DIRECTION = Go through the data and copy every line exactly, but not the images.

INFORMATION PROVIDED =
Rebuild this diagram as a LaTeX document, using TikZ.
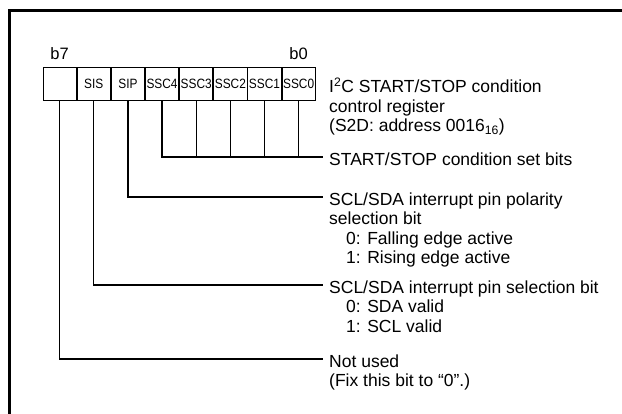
\documentclass[tikz,border=0pt]{standalone}
\usepackage{fontspec}
\setmainfont{Liberation Sans}
\newfontfamily\cellfont[FakeStretch=0.88]{Liberation Sans}
\usepackage{tikz}
\usetikzlibrary{positioning}
\tikzset{
    % Register bit cell
    bitcell/.style={
        draw,
        line width=0.9pt,
        minimum width=33.25pt,
        minimum height=33pt,
        inner sep=0pt,
        font=\cellfont\fontsize{13.5}{14}\selectfont,
    },
    % Bit number above the register
    bitnum/.style={
        font=\fontsize{16.5}{18}\selectfont,
        inner sep=0pt,
    },
    % Description text at the end of a wire
    desc/.style={
        font=\fontsize{17.5}{19.4}\selectfont,
        align=left,
        anchor=north west,
        inner sep=0pt,
    },
    % Wire from a bit to its description
    wire/.style={
        line width=1.2pt,
    },
}

\begin{document}
\begin{tikzpicture}[x=1pt, y=-1pt]
    \useasboundingbox (0,0) rectangle (622,414);
    \draw [line width=3pt] (9.5,414) -- (9.5,10.8) -- (622,10.8);

    \node (c7) [bitcell] at (59.6,83.5) {};
    \node (c6) [bitcell, right=0pt of c7] {SIS};
    \node (c5) [bitcell, right=0pt of c6] {SIP};
    \node (c4) [bitcell, right=0pt of c5] {SSC4};
    \node (c3) [bitcell, right=0pt of c4] {SSC3};
    \node (c2) [bitcell, right=0pt of c3] {SSC2};
    \node (c1) [bitcell, right=0pt of c2] {SSC1};
    \node (c0) [bitcell, right=0pt of c1] {SSC0};

    \node (b7) [bitnum, above=7pt of c7] {b7};
    \node (b0) [bitnum, above=7pt of c0] {b0};

    \node (title) [desc] at (329,77.7) {I\textsuperscript{2}C START/STOP condition\\control register\\(S2D: address 0016\textsubscript{16})};

    \coordinate (sscEnd) at (323,157);
    \coordinate (sipEnd) at (323,197);
    \coordinate (sisEnd) at (323,285);
    \coordinate (unusedEnd) at (323,359);

    \draw [wire] (c4.south) |- (sscEnd);
    \draw [wire] (c3.south) -- (c3.south |- sscEnd);
    \draw [wire] (c2.south) -- (c2.south |- sscEnd);
    \draw [wire] (c1.south) -- (c1.south |- sscEnd);
    \draw [wire] (c0.south) -- (c0.south |- sscEnd);
    \draw [wire] (c5.south) |- (sipEnd);
    \draw [wire] (c6.south) |- (sisEnd);
    \draw [wire] (c7.south) |- (unusedEnd);

    \node (sscTxt) [desc] at ([shift={(6pt,4.6pt)}]sscEnd) {START/STOP condition set bits};
    \node (sipTxt) [desc] at ([shift={(6pt,4.6pt)}]sipEnd) {SCL/SDA interrupt pin polarity\\selection bit\\\hspace*{17pt}0: Falling edge active\\\hspace*{17pt}1: Rising edge active};
    \node (sisTxt) [desc] at ([shift={(6pt,4.6pt)}]sisEnd) {SCL/SDA interrupt pin selection bit\\\hspace*{17pt}0: SDA valid\\\hspace*{17pt}1: SCL valid};
    \node (unusedTxt) [desc] at ([shift={(6pt,4.6pt)}]unusedEnd) {Not used\\(Fix this bit to “0”.)};
\end{tikzpicture}
\end{document}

WRITTEN SOLUTION =
Rebuild this diagram as a LaTeX document, using TikZ.
\documentclass[tikz,border=0pt]{standalone}
\usepackage{fontspec}
\setmainfont{Liberation Sans}
\newfontfamily\cellfont[FakeStretch=0.88]{Liberation Sans}
\usepackage{tikz}
\usetikzlibrary{positioning}
\tikzset{
    % Register bit cell
    bitcell/.style={
        draw,
        line width=0.9pt,
        minimum width=33.25pt,
        minimum height=33pt,
        inner sep=0pt,
        font=\cellfont\fontsize{13.5}{14}\selectfont,
    },
    % Bit number above the register
    bitnum/.style={
        font=\fontsize{16.5}{18}\selectfont,
        inner sep=0pt,
    },
    % Description text at the end of a wire
    desc/.style={
        font=\fontsize{17.5}{19.4}\selectfont,
        align=left,
        anchor=north west,
        inner sep=0pt,
    },
    % Wire from a bit to its description
    wire/.style={
        line width=1.2pt,
    },
}

\begin{document}
\begin{tikzpicture}[x=1pt, y=-1pt]
    \useasboundingbox (0,0) rectangle (622,414);
    \draw [line width=3pt] (9.5,414) -- (9.5,10.8) -- (622,10.8);

    \node (c7) [bitcell] at (59.6,83.5) {};
    \node (c6) [bitcell, right=0pt of c7] {SIS};
    \node (c5) [bitcell, right=0pt of c6] {SIP};
    \node (c4) [bitcell, right=0pt of c5] {SSC4};
    \node (c3) [bitcell, right=0pt of c4] {SSC3};
    \node (c2) [bitcell, right=0pt of c3] {SSC2};
    \node (c1) [bitcell, right=0pt of c2] {SSC1};
    \node (c0) [bitcell, right=0pt of c1] {SSC0};

    \node (b7) [bitnum, above=7pt of c7] {b7};
    \node (b0) [bitnum, above=7pt of c0] {b0};

    \node (title) [desc] at (329,77.7) {I\textsuperscript{2}C START/STOP condition\\control register\\(S2D: address 0016\textsubscript{16})};

    \coordinate (sscEnd) at (323,157);
    \coordinate (sipEnd) at (323,197);
    \coordinate (sisEnd) at (323,285);
    \coordinate (unusedEnd) at (323,359);

    \draw [wire] (c4.south) |- (sscEnd);
    \draw [wire] (c3.south) -- (c3.south |- sscEnd);
    \draw [wire] (c2.south) -- (c2.south |- sscEnd);
    \draw [wire] (c1.south) -- (c1.south |- sscEnd);
    \draw [wire] (c0.south) -- (c0.south |- sscEnd);
    \draw [wire] (c5.south) |- (sipEnd);
    \draw [wire] (c6.south) |- (sisEnd);
    \draw [wire] (c7.south) |- (unusedEnd);

    \node (sscTxt) [desc] at ([shift={(6pt,4.6pt)}]sscEnd) {START/STOP condition set bits};
    \node (sipTxt) [desc] at ([shift={(6pt,4.6pt)}]sipEnd) {SCL/SDA interrupt pin polarity\\selection bit\\\hspace*{17pt}0: Falling edge active\\\hspace*{17pt}1: Rising edge active};
    \node (sisTxt) [desc] at ([shift={(6pt,4.6pt)}]sisEnd) {SCL/SDA interrupt pin selection bit\\\hspace*{17pt}0: SDA valid\\\hspace*{17pt}1: SCL valid};
    \node (unusedTxt) [desc] at ([shift={(6pt,4.6pt)}]unusedEnd) {Not used\\(Fix this bit to “0”.)};
\end{tikzpicture}
\end{document}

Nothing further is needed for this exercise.